Requirements
Look for the string "with" and copy every line that has it.

Records to use

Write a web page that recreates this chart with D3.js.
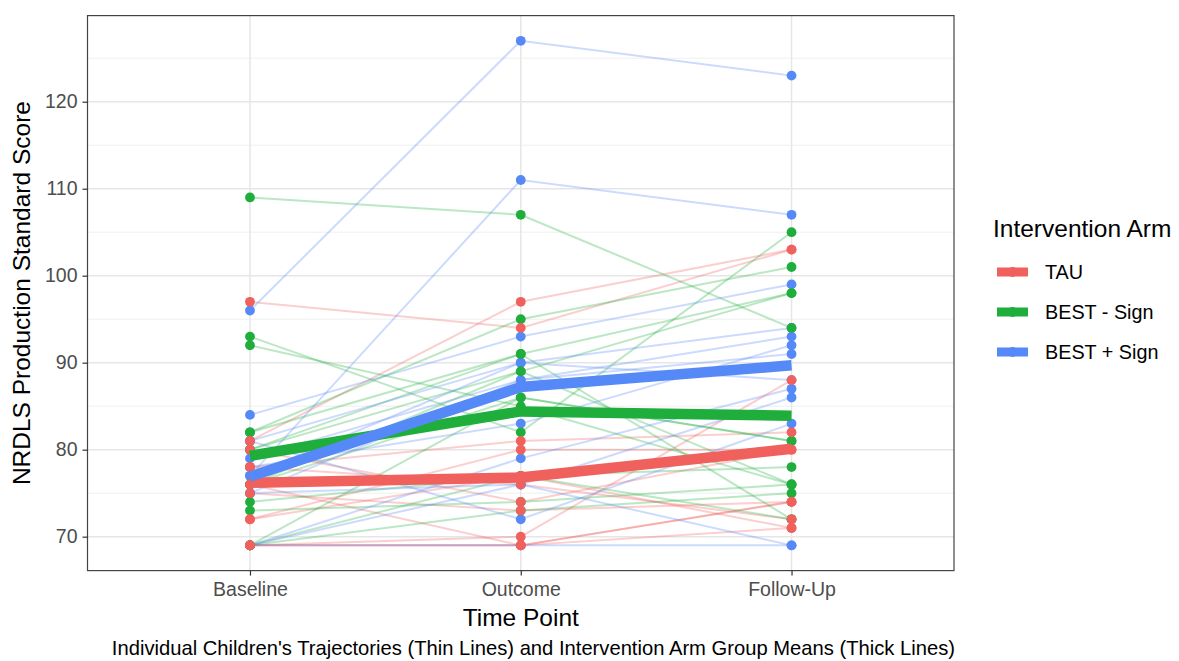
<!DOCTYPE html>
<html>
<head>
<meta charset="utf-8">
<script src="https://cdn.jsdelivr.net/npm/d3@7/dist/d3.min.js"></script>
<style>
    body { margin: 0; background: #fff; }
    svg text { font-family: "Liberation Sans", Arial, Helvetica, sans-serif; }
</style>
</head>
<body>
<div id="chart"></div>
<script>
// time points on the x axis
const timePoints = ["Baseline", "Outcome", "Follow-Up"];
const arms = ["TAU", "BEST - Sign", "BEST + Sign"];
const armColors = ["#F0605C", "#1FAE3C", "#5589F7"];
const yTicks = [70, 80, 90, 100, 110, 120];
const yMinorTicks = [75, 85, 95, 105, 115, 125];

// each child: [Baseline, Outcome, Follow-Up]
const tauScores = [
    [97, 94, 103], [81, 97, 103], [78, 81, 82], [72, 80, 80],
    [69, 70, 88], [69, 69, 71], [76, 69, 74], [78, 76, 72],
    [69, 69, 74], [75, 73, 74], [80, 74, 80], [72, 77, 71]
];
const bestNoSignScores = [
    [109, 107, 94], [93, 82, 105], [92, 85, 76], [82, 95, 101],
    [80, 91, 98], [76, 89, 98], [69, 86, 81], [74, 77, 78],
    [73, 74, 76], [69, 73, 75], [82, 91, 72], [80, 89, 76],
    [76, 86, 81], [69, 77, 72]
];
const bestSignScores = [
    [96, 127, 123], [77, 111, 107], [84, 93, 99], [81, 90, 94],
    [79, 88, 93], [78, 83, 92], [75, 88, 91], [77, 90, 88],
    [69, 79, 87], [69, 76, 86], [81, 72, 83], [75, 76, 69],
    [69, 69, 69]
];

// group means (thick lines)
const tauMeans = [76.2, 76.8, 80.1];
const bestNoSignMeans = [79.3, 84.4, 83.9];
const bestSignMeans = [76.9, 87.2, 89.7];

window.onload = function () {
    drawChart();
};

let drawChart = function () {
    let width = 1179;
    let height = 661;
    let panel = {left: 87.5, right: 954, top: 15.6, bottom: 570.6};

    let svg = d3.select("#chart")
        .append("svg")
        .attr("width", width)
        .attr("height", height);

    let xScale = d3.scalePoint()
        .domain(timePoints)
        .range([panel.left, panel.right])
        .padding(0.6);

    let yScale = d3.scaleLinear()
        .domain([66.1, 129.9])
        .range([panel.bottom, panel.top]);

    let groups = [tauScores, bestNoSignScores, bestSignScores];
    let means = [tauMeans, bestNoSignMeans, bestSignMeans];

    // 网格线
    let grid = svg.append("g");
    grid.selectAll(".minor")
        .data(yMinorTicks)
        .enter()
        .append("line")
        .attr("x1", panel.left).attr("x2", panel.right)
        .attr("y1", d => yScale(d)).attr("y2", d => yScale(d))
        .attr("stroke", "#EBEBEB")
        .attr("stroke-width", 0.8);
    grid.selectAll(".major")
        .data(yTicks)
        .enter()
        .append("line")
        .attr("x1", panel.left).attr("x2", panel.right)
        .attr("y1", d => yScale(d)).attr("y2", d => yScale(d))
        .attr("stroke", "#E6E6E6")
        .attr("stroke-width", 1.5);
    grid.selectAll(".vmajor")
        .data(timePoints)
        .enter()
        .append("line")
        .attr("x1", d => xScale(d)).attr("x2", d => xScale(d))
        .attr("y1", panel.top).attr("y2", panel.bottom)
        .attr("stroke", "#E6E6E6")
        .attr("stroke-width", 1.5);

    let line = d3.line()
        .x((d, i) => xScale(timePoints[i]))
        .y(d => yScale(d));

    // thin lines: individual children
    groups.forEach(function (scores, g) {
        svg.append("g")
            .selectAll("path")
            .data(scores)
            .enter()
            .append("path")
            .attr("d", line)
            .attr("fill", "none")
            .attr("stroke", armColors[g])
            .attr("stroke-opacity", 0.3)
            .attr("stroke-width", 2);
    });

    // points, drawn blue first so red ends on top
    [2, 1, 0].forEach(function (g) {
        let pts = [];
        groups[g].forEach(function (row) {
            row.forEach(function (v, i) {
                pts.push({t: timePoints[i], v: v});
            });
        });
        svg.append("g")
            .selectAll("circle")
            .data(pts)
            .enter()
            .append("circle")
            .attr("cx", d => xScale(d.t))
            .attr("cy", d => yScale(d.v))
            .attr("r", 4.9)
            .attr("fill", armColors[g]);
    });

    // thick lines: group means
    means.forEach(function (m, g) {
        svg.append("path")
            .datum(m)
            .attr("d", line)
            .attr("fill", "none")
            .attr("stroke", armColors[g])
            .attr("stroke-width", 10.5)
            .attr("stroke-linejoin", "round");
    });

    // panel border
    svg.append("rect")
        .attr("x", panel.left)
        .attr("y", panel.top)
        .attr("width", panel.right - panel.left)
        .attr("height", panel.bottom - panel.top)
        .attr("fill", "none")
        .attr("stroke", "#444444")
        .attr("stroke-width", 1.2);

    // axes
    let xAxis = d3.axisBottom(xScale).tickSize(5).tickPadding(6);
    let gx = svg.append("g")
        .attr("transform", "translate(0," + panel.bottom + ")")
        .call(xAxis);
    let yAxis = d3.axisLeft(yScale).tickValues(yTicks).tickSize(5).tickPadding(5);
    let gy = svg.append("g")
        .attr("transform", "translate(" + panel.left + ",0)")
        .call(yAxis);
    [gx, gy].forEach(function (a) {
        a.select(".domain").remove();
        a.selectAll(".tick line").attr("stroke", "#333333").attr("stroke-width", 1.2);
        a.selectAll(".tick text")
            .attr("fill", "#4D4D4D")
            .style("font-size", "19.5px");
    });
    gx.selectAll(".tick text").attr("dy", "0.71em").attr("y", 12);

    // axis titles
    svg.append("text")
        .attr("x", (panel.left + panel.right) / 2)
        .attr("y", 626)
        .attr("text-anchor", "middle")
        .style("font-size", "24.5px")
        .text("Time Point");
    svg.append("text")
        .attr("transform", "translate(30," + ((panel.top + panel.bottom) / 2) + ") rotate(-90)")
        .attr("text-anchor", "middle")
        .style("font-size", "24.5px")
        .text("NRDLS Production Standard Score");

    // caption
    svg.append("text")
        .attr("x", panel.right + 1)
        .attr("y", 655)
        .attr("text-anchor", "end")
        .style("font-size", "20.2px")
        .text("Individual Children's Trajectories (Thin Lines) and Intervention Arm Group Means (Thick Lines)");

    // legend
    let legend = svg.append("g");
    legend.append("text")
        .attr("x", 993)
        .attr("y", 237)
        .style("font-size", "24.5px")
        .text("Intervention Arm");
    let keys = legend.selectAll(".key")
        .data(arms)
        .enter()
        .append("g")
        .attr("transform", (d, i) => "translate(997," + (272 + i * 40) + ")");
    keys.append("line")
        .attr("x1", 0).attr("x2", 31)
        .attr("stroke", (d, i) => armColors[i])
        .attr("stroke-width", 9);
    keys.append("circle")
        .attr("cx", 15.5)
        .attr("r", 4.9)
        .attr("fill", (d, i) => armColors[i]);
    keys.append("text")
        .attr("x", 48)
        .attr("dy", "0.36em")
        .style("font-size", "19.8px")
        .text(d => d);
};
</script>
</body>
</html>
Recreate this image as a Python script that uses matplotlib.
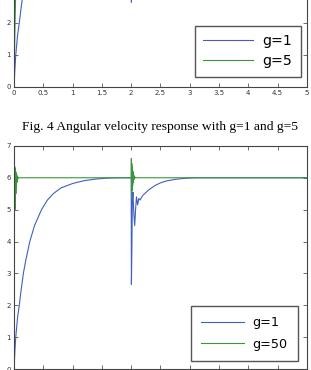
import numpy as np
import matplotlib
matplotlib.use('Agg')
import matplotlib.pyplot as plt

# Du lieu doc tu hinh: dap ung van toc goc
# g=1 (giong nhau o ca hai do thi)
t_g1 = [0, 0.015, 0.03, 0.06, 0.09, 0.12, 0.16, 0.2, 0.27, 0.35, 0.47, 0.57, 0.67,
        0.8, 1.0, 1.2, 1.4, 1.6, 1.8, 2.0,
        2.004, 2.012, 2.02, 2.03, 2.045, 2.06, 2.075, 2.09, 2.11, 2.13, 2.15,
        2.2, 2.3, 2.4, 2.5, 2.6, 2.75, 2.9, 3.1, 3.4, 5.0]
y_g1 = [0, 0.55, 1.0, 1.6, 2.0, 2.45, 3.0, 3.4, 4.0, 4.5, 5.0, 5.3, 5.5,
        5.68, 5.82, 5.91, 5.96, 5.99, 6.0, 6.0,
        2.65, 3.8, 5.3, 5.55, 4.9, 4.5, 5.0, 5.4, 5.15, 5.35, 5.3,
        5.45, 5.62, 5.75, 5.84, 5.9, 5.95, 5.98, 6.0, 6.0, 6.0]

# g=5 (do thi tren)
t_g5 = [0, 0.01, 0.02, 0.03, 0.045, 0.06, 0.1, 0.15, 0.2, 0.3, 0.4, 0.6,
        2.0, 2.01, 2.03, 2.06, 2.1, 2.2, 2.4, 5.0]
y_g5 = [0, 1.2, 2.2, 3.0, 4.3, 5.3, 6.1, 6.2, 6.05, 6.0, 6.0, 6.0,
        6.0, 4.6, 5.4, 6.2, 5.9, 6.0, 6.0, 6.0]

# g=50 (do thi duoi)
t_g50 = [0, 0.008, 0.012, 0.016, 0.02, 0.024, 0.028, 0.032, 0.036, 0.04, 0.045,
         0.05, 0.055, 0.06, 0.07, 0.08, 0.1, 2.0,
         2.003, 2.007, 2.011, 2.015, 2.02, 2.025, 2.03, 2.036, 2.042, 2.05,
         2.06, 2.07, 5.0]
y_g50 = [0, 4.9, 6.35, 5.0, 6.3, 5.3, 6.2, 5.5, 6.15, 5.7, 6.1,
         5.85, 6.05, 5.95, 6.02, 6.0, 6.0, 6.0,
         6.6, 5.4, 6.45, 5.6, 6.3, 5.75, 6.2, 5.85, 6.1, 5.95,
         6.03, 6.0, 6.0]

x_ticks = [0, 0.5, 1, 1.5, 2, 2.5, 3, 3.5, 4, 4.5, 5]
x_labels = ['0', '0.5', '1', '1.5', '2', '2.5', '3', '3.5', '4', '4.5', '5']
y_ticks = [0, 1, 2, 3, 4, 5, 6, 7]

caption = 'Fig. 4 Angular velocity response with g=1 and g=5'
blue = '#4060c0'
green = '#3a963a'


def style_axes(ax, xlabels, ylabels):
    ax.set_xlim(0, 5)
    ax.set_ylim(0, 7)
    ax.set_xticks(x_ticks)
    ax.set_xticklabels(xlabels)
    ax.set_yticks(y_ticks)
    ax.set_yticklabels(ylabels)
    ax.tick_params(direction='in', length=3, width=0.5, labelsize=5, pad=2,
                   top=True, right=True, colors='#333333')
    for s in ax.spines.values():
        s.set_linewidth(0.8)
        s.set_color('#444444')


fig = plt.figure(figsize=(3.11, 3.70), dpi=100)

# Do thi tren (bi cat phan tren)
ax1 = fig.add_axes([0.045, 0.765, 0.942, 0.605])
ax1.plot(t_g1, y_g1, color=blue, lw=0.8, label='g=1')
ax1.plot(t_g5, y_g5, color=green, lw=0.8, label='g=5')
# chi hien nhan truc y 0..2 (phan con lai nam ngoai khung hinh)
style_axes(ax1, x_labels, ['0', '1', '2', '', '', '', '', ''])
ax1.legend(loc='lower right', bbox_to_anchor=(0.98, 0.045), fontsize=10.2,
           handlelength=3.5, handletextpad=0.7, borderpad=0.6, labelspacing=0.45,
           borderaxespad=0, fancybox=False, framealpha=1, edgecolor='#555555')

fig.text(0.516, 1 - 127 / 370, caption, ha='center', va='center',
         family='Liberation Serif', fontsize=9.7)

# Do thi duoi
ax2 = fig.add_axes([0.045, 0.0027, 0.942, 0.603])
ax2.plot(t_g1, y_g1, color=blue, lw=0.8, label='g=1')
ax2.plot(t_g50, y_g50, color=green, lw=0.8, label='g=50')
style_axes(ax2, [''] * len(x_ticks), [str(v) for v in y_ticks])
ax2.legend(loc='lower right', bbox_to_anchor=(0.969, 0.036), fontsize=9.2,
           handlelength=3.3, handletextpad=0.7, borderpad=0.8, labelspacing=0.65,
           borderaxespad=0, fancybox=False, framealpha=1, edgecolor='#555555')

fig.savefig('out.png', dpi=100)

Answer to the task
Write a web page that recreates this chart with D3.js.
caption = 'Fig. 4 Angular velocity response with g=1 and g=5'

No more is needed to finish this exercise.